I didn't like, though, the motorboat jerk being nicknamed "the Chinese laundryman." The first time he almost capsized the boys, Arthur yells to him that he couldn't even drive a "Chinese laundry cart," and the nickname sticks, and comes up a lot, and felt rascist….So even though there is no explicit rascism, and even though I gave it five stars, it is really 4.8 stars from me.

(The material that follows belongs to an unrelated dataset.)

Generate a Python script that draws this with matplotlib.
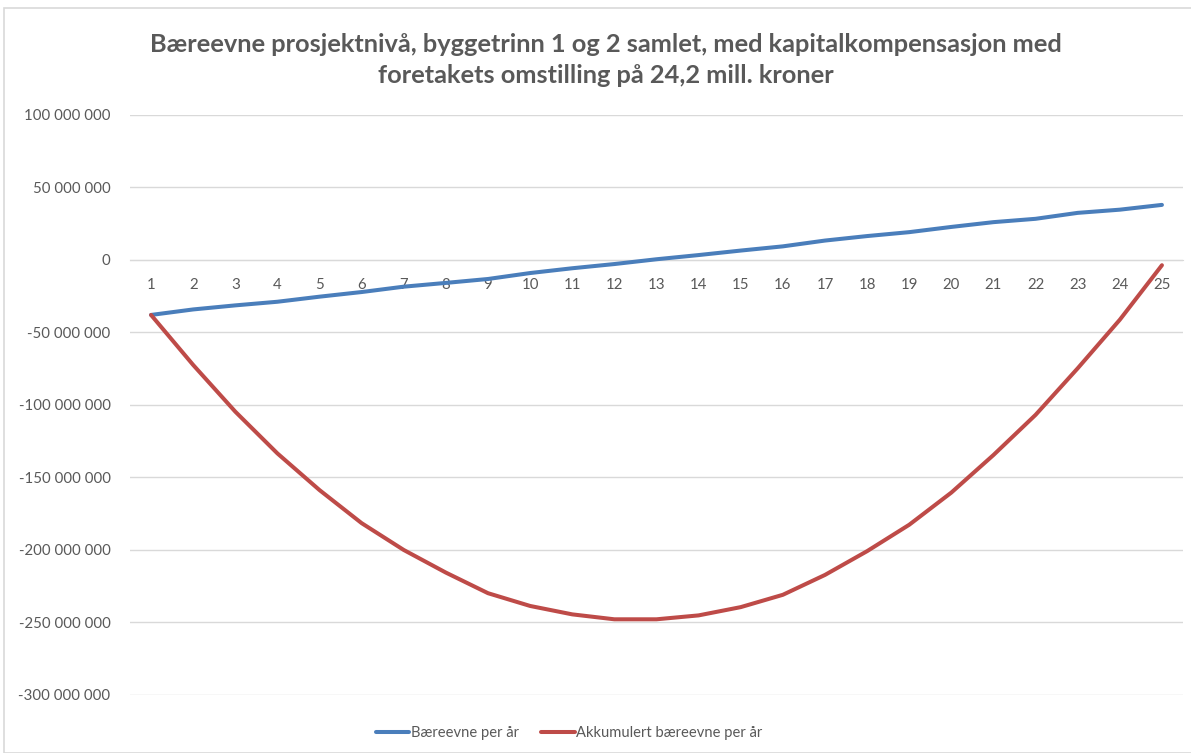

Profile Image for David Allen Hines.
434 reviews59 followers
August 26, 2019
I read this book many years ago when I was young, and having obtained all of Philip Turner's children's books on the used market, I have been re-reading them to see if they were still as interesting and enjoyable as I remembered. And they are! In this adventure, the boys introduced in Col. Sheperton's Clock and the Grange At High Force, construct a little houseboat on a punt--a type of flat-bottomed rowboat. Maybe boys of today can't imagine building a boat or in this age of snowflakes and helicopter parents, being allowed to take it on an upriver trip, but I suspect that any boy today would wish he was Peter or David or Hugh! Along with the houseboat punt, the boys also tackle the mystery of a missing Roman watch tower tied into their local history, and interact with a wealthy Lady who owns a large local estate and village, where she refuses to invest in a much needed new sewer system, and her young grand-daughter. In the highlight of the story, the boys wreck their beloved boat saving the young girl, but this serves to breach the gap with the Lady and also solve the mystery of the missing tower. It is a shame Sea Peril is no longer in print, because it is a great boys adventure, a little dated, with some English words and phrases unfamiliar, but in this area of dumbing-down, this book is a great read. If you can find it, and you enjoyed Philip Turner's other books, you will enjoy Sea Peril very much!
293 reviews8 followers
April 11, 2021
A "Little Free Library" find; fun read, but not remarkable.